> **DIRECTION**
Copy the data exactly from the line that contains "Clone this chart in seaborn and matplotlib." through the line that contains "import pandas as pd", keeping both end lines and leaving out everything else.

> **ENTRIES SUPPLIED**
▼

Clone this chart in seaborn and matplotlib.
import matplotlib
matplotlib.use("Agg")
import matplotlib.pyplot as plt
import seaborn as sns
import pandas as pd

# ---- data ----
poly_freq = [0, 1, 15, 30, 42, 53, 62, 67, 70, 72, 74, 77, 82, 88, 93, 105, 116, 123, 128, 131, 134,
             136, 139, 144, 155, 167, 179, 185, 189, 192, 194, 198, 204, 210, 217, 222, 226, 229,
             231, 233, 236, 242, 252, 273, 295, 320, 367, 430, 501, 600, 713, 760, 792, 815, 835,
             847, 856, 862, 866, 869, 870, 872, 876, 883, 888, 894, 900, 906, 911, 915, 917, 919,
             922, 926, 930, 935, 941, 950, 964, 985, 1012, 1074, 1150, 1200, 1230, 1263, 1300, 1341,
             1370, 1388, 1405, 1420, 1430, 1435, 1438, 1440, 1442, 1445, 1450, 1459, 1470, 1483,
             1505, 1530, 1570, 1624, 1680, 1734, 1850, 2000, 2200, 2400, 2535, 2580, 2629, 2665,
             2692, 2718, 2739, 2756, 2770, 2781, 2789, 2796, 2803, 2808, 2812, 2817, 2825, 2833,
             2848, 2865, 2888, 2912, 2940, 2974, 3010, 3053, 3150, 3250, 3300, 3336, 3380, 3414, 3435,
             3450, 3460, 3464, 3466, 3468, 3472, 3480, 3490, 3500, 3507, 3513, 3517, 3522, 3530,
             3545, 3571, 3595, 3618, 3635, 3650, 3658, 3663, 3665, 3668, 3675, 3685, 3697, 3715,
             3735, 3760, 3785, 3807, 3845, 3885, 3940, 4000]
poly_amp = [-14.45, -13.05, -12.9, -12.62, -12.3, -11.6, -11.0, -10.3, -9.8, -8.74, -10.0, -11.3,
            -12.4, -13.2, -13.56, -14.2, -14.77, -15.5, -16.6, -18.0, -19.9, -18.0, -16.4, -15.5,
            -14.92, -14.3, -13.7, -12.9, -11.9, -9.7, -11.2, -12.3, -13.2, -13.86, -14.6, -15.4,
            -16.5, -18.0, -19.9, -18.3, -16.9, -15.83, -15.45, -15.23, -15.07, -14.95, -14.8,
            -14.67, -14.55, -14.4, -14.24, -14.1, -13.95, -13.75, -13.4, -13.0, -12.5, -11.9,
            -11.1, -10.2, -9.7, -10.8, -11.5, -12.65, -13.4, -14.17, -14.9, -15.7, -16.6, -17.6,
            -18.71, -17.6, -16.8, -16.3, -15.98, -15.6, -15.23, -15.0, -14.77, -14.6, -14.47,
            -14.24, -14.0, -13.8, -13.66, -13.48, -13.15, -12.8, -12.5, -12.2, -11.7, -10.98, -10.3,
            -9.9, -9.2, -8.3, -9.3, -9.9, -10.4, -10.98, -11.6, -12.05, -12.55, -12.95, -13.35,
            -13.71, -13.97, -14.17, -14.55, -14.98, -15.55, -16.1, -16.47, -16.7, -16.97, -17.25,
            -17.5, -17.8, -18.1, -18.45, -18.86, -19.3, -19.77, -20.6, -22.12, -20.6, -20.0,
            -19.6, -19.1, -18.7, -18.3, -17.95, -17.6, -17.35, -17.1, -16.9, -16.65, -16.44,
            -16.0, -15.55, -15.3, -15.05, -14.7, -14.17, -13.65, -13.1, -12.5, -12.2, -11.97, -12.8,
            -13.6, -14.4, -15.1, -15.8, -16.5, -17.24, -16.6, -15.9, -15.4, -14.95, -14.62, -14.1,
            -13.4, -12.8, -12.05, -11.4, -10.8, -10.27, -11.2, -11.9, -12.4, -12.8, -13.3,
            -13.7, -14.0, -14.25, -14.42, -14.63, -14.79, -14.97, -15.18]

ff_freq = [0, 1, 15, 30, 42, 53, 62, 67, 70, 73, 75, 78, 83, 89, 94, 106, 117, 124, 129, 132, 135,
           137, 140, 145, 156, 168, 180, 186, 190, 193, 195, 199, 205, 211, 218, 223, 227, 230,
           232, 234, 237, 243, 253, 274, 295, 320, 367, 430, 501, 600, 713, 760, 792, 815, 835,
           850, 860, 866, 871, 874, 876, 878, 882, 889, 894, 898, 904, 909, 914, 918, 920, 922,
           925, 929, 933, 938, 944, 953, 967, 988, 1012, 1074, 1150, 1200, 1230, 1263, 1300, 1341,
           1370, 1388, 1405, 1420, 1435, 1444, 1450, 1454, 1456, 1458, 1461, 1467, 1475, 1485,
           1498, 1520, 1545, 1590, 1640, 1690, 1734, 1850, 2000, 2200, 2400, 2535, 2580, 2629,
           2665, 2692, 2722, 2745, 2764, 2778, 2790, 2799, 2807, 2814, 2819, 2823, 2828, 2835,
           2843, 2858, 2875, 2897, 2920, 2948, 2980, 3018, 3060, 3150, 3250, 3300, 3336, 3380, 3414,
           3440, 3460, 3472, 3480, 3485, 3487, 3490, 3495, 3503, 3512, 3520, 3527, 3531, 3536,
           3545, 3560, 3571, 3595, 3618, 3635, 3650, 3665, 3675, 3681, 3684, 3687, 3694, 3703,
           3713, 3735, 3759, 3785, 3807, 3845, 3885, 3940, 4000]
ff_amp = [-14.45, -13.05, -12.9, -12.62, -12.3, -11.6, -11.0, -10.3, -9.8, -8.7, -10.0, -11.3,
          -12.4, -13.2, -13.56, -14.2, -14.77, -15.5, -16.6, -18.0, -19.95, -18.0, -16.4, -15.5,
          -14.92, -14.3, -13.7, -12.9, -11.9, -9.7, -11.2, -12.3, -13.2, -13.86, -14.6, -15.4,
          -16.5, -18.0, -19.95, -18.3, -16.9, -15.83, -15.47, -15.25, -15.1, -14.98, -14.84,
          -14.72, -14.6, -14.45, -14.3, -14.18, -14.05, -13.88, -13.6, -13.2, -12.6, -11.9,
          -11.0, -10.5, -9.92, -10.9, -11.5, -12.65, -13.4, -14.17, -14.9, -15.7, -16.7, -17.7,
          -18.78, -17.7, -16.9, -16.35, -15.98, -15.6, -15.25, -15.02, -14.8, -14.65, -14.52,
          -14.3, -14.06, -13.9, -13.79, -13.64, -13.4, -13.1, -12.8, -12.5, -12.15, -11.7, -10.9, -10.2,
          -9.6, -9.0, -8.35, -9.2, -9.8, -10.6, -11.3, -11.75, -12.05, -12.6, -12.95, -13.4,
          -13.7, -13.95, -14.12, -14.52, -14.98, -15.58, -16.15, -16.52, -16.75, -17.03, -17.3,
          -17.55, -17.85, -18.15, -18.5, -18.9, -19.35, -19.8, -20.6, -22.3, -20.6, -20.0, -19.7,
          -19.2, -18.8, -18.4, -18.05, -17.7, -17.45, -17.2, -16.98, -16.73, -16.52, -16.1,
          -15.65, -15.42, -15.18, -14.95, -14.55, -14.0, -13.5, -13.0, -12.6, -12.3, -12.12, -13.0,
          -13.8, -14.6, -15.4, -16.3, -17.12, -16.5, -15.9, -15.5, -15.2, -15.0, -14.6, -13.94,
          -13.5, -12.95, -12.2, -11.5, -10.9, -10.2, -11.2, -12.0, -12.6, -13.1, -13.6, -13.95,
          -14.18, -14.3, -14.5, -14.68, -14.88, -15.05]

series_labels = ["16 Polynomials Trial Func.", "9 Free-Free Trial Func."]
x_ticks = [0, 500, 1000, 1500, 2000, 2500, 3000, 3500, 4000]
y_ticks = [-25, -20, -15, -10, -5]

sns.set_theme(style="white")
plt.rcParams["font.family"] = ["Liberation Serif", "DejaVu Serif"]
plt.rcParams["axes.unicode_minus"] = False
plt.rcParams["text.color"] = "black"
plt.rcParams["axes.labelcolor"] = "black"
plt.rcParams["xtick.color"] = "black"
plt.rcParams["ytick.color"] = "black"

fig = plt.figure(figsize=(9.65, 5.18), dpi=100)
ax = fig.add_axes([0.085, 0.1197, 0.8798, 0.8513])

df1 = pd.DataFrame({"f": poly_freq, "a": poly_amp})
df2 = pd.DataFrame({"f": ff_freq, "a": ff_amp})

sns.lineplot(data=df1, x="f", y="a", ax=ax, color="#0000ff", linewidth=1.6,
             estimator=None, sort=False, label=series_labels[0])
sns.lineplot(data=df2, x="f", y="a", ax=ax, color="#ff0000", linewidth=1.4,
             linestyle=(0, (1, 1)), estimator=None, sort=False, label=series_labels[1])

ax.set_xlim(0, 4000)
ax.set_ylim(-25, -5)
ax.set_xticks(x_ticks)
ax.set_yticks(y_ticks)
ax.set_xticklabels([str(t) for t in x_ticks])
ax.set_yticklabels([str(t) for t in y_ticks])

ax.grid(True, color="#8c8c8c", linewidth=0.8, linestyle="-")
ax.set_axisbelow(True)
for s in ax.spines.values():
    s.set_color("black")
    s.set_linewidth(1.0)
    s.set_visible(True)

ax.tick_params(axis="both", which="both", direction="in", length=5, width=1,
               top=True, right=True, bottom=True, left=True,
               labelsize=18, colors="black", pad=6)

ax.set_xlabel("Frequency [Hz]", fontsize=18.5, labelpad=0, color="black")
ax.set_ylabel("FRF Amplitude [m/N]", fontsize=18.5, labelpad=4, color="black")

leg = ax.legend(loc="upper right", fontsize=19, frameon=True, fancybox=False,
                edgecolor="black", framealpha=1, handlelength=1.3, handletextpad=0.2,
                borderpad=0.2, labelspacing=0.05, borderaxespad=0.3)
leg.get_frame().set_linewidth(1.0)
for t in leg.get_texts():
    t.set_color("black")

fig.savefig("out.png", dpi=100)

▲
▼

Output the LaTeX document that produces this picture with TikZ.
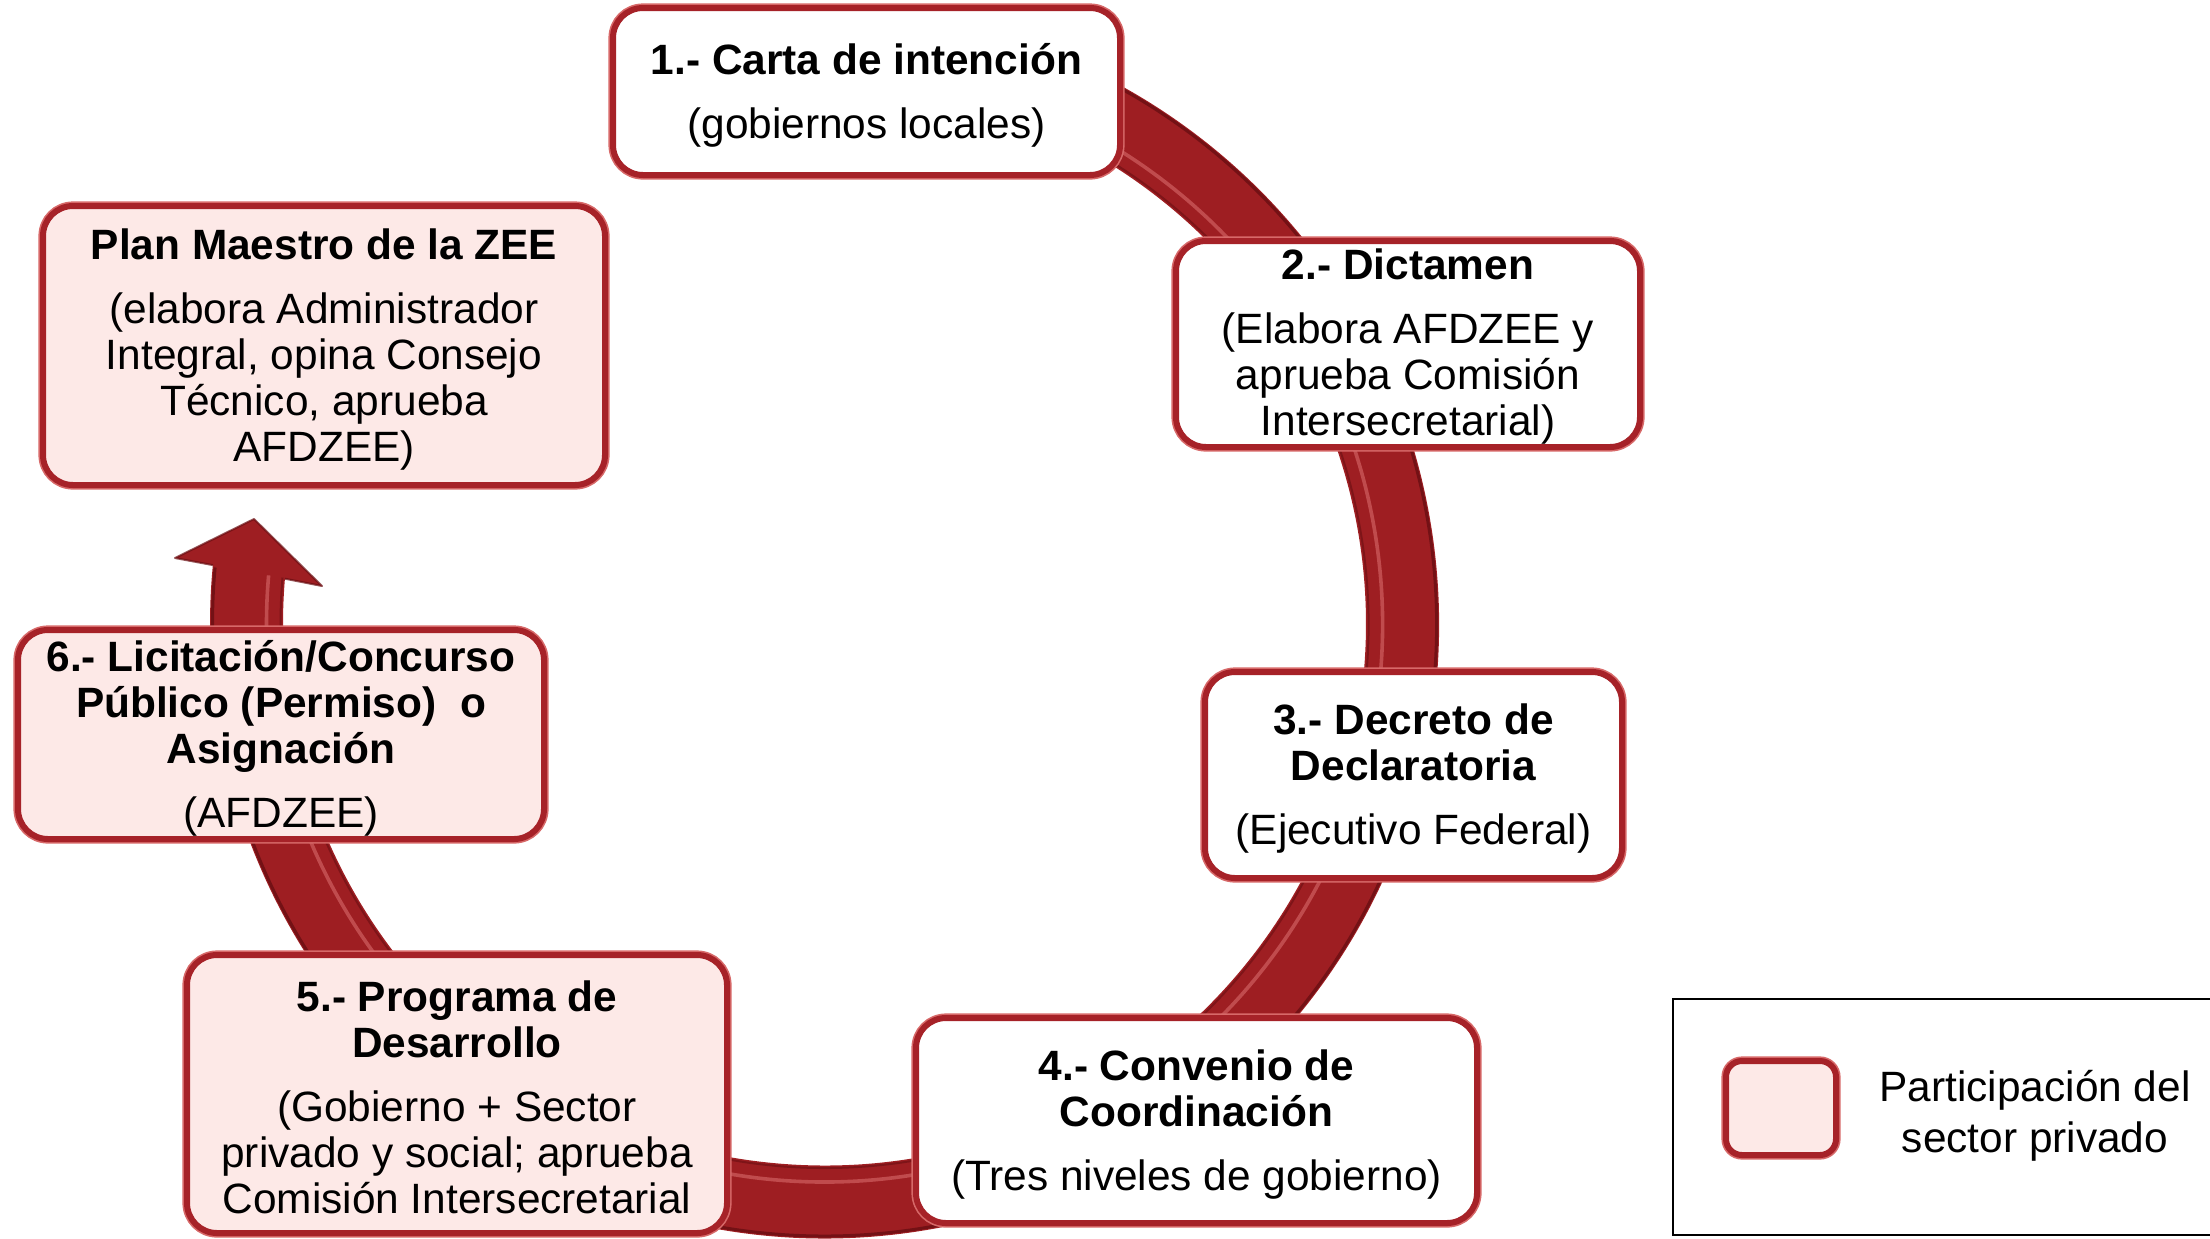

▲

> **RESULT OF THE TASK**
Clone this chart in seaborn and matplotlib.
import matplotlib
matplotlib.use("Agg")
import matplotlib.pyplot as plt
import seaborn as sns
import pandas as pd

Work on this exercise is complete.